**REQUIREMENT**
Set down the data below from its first line to the line holding "import seaborn as sns", inclusive; omit all pictures.

**DATA**
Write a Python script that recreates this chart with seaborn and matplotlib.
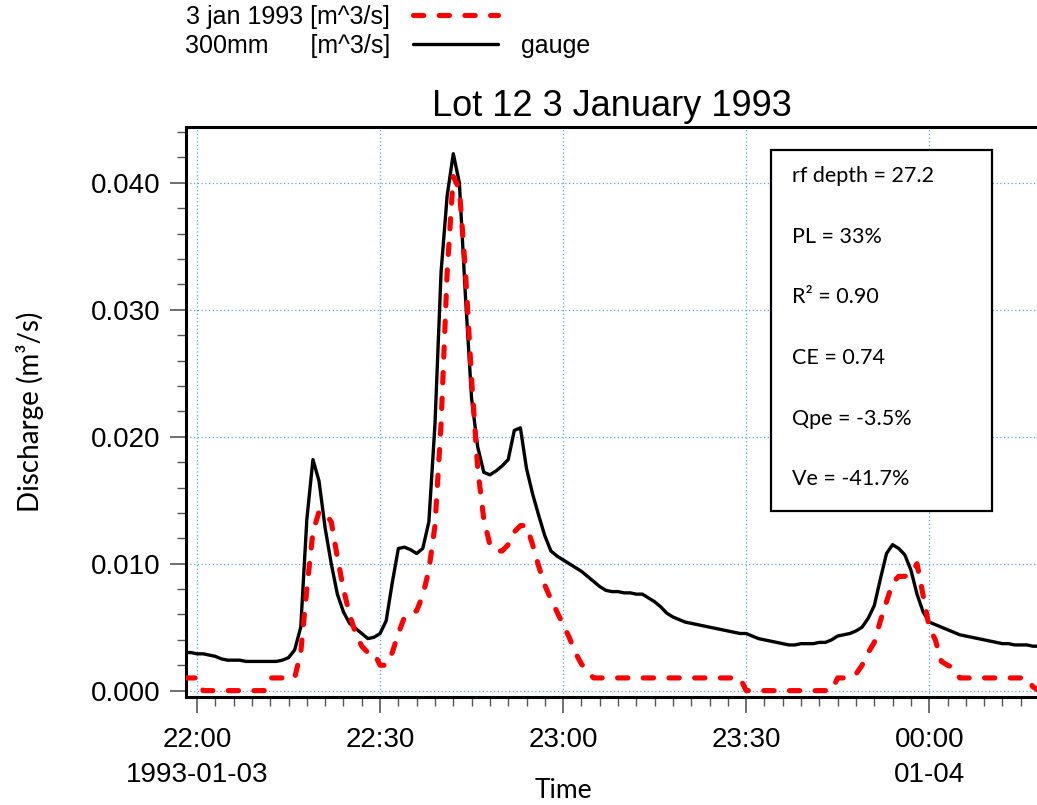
import numpy as np
import pandas as pd
import matplotlib
matplotlib.use("Agg")
import matplotlib.pyplot as plt
import matplotlib.dates as mdates
from matplotlib.ticker import FuncFormatter, MultipleLocator
from matplotlib.patches import Rectangle
import seaborn as sns

# ---- data: 1-minute discharge series starting 1993-01-03 21:58 ----
series_start = "1993-01-03 21:58"

modelled = [
    0.0010, 0.0010, 0.0010, 0.0000, 0.0000, 0.0000, 0.0000, 0.0000, 0.0000, 0.0000,  # 21:58
    0.0000, 0.0000, 0.0000, 0.0000, 0.0010, 0.0010, 0.0010, 0.0010, 0.0010, 0.0030,  # 22:08
    0.0080, 0.0125, 0.0141, 0.0140, 0.0133, 0.0105, 0.0080, 0.0060, 0.0045, 0.0035,  # 22:18
    0.0030, 0.0030, 0.0020, 0.0020, 0.0030, 0.0045, 0.0058, 0.0060, 0.0063, 0.0075,  # 22:28
    0.0095, 0.0130, 0.0210, 0.0330, 0.0405, 0.0395, 0.0330, 0.0245, 0.0175, 0.0135,  # 22:38
    0.0115, 0.0110, 0.0110, 0.0115, 0.0125, 0.0130, 0.0130, 0.0115, 0.0098, 0.0083,  # 22:48
    0.0072, 0.0062, 0.0052, 0.0042, 0.0030, 0.0021, 0.0015, 0.0010, 0.0010, 0.0010,  # 22:58
    0.0010, 0.0010, 0.0010, 0.0010, 0.0010, 0.0010, 0.0010, 0.0010, 0.0010, 0.0010,  # 23:08
    0.0010, 0.0010, 0.0010, 0.0010, 0.0010, 0.0010, 0.0010, 0.0010, 0.0010, 0.0010,  # 23:18
    0.0010, 0.0010, 0.0000, 0.0000, 0.0000, 0.0000, 0.0000, 0.0000, 0.0000, 0.0000,  # 23:28
    0.0000, 0.0000, 0.0000, 0.0000, 0.0000, 0.0000, 0.0000, 0.0010, 0.0010, 0.0010,  # 23:38
    0.0013, 0.0020, 0.0030, 0.0038, 0.0055, 0.0070, 0.0085, 0.0090, 0.0090, 0.0092,  # 23:48
    0.0100, 0.0075, 0.0050, 0.0040, 0.0023, 0.0020, 0.0018, 0.0010, 0.0010, 0.0010,  # 23:58
    0.0010, 0.0010, 0.0010, 0.0010, 0.0010, 0.0010, 0.0010, 0.0010, 0.0010, 0.0003,  # 00:08
    0.0000,                                                                          # 00:18
]

gauge = [
    0.0030, 0.0030, 0.0029, 0.0029, 0.0028, 0.0027, 0.0025, 0.0024, 0.0024, 0.0024,
    0.0023, 0.0023, 0.0023, 0.0023, 0.0023, 0.0023, 0.0024, 0.0026, 0.0032, 0.0050,
    0.0135, 0.0182, 0.0165, 0.0128, 0.0100, 0.0076, 0.0062, 0.0053, 0.0049, 0.0045,
    0.0041, 0.0042, 0.0045, 0.0055, 0.0085, 0.0112, 0.0113, 0.0111, 0.0108, 0.0112,
    0.0133, 0.0210, 0.0330, 0.0390, 0.0423, 0.0400, 0.0310, 0.0230, 0.0192, 0.0172,
    0.0170, 0.0173, 0.0177, 0.0182, 0.0205, 0.0207, 0.0175, 0.0155, 0.0138, 0.0122,
    0.0110, 0.0106, 0.0103, 0.0100, 0.0097, 0.0094, 0.0090, 0.0086, 0.0082, 0.0079,
    0.0078, 0.0078, 0.0077, 0.0077, 0.0076, 0.0076, 0.0073, 0.0070, 0.0066, 0.0061,
    0.0058, 0.0056, 0.0054, 0.0053, 0.0052, 0.0051, 0.0050, 0.0049, 0.0048, 0.0047,
    0.0046, 0.0045, 0.0045, 0.0043, 0.0041, 0.0040, 0.0039, 0.0038, 0.0037, 0.0036,
    0.0036, 0.0037, 0.0037, 0.0037, 0.0038, 0.0038, 0.0040, 0.0043, 0.0044, 0.0045,
    0.0047, 0.0050, 0.0057, 0.0067, 0.0088, 0.0108, 0.0115, 0.0112, 0.0107, 0.0095,
    0.0076, 0.0062, 0.0054, 0.0052, 0.0050, 0.0048, 0.0046, 0.0044, 0.0043, 0.0042,
    0.0041, 0.0040, 0.0039, 0.0038, 0.0037, 0.0037, 0.0036, 0.0036, 0.0036, 0.0035,
    0.0035,
]

legend_labels = ["3 jan 1993 [m^3/s]", "300mm      [m^3/s]"]
gauge_note = "gauge"
chart_title = "Lot 12 3 January 1993"
y_label = "Discharge (m³/s)"
x_label = "Time"
date_labels = {"22:00": "1993-01-03", "00:00": "01-04"}
stats_lines = ["rf depth = 27.2", "PL = 33%", "R² = 0.90",
               "CE = 0.74", "Qpe = -3.5%", "Ve = -41.7%"]

times = pd.date_range(series_start, periods=len(gauge), freq="min")
df = pd.DataFrame({"time": times, "modelled": modelled, "gauge": gauge})

# ---- style ----
sns.set_theme(style="white")
plt.rcParams["font.family"] = ["Liberation Sans", "DejaVu Sans"]
plt.rcParams.update({"text.color": "black", "axes.labelcolor": "black",
                     "xtick.color": "black", "ytick.color": "black"})
label_font = ["Lato", "DejaVu Sans"]

fig = plt.figure(figsize=(10.37, 8.05), dpi=100)
ax = fig.add_axes([0.1794, 0.1342, 0.8206, 0.7080])

sns.lineplot(data=df, x="time", y="gauge", ax=ax, color="black",
             linewidth=2.4, zorder=3, solid_joinstyle="round")
sns.lineplot(data=df, x="time", y="modelled", ax=ax, color="#ff0000",
             linewidth=3.7, linestyle=(0, (2.0, 3.0)),
             dash_capstyle="round", zorder=4)

# ---- axes limits & ticks ----
t0 = pd.Timestamp("1993-01-03 21:58:12")
t1 = pd.Timestamp("1993-01-04 00:17:40")
ax.set_xlim(t0, t1)
ax.set_ylim(-0.0005, 0.0444)

ax.xaxis.set_major_locator(mdates.MinuteLocator(byminute=[0, 30]))
ax.xaxis.set_minor_locator(mdates.MinuteLocator(byminute=range(0, 60, 3)))


def time_label(x, pos):
    hm = mdates.num2date(x).strftime("%H:%M")
    return f"{hm}\n{date_labels[hm]}" if hm in date_labels else hm


ax.xaxis.set_major_formatter(FuncFormatter(time_label))
ax.yaxis.set_major_locator(MultipleLocator(0.010))
ax.yaxis.set_minor_locator(MultipleLocator(0.002))
ax.yaxis.set_major_formatter(FuncFormatter(lambda v, p: f"{v:.3f}"))

ax.tick_params(which="major", direction="out", length=11.5, width=1.2,
               color="#555555", labelcolor="black", labelsize=20, pad=7,
               bottom=True, left=True)
ax.tick_params(axis="x", which="major", pad=10)
ax.tick_params(which="minor", direction="out", length=6.5, width=1.0,
               color="#555555", bottom=True, left=True)
for lbl in ax.get_xticklabels():
    lbl.set_linespacing(1.45)

ax.grid(True, which="major", color="#5aa2f0", linestyle=(0, (1, 2)),
        linewidth=0.9)
ax.set_axisbelow(True)

for side in ("left", "bottom", "top"):
    ax.spines[side].set_color("black")
    ax.spines[side].set_linewidth(2.2)
ax.spines["right"].set_visible(False)

ax.set_title(chart_title, fontsize=26, pad=8, color="black")
ax.set_xlabel(x_label, fontsize=19, family=label_font)
ax.xaxis.set_label_coords(0.443, -0.143)
ax.set_ylabel(y_label, fontsize=20, family=label_font)
ax.yaxis.set_label_coords(-0.167, 0.5)

# ---- statistics panel ----
ax.add_patch(Rectangle((0.6874, 0.3263), 0.2597, 0.6333, transform=ax.transAxes,
                       facecolor="white", edgecolor="black", linewidth=1.6,
                       zorder=5))
for i, line in enumerate(stats_lines):
    ax.text(0.712, 0.914 - i * 0.1064, line, transform=ax.transAxes,
            fontsize=15.5, family=label_font, ha="left", va="center", zorder=6)

# ---- legend ----
handles = ax.get_lines()[-1:] + ax.get_lines()[:1]
leg = fig.legend(handles, legend_labels, loc="upper left",
                 bbox_to_anchor=(185 / 1037, 1 - 5 / 805), frameon=False,
                 markerfirst=False, fontsize=18, handlelength=3.4,
                 handletextpad=0.9, labelspacing=0.2, borderpad=0,
                 borderaxespad=0)
fig.text(521 / 1037, 1 - 46 / 805, gauge_note, fontsize=18,
         ha="left", va="center")

fig.savefig("out.png", dpi=100)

**SOLUTION TO THIS EXERCISE**
Write a Python script that recreates this chart with seaborn and matplotlib.
import numpy as np
import pandas as pd
import matplotlib
matplotlib.use("Agg")
import matplotlib.pyplot as plt
import matplotlib.dates as mdates
from matplotlib.ticker import FuncFormatter, MultipleLocator
from matplotlib.patches import Rectangle
import seaborn as sns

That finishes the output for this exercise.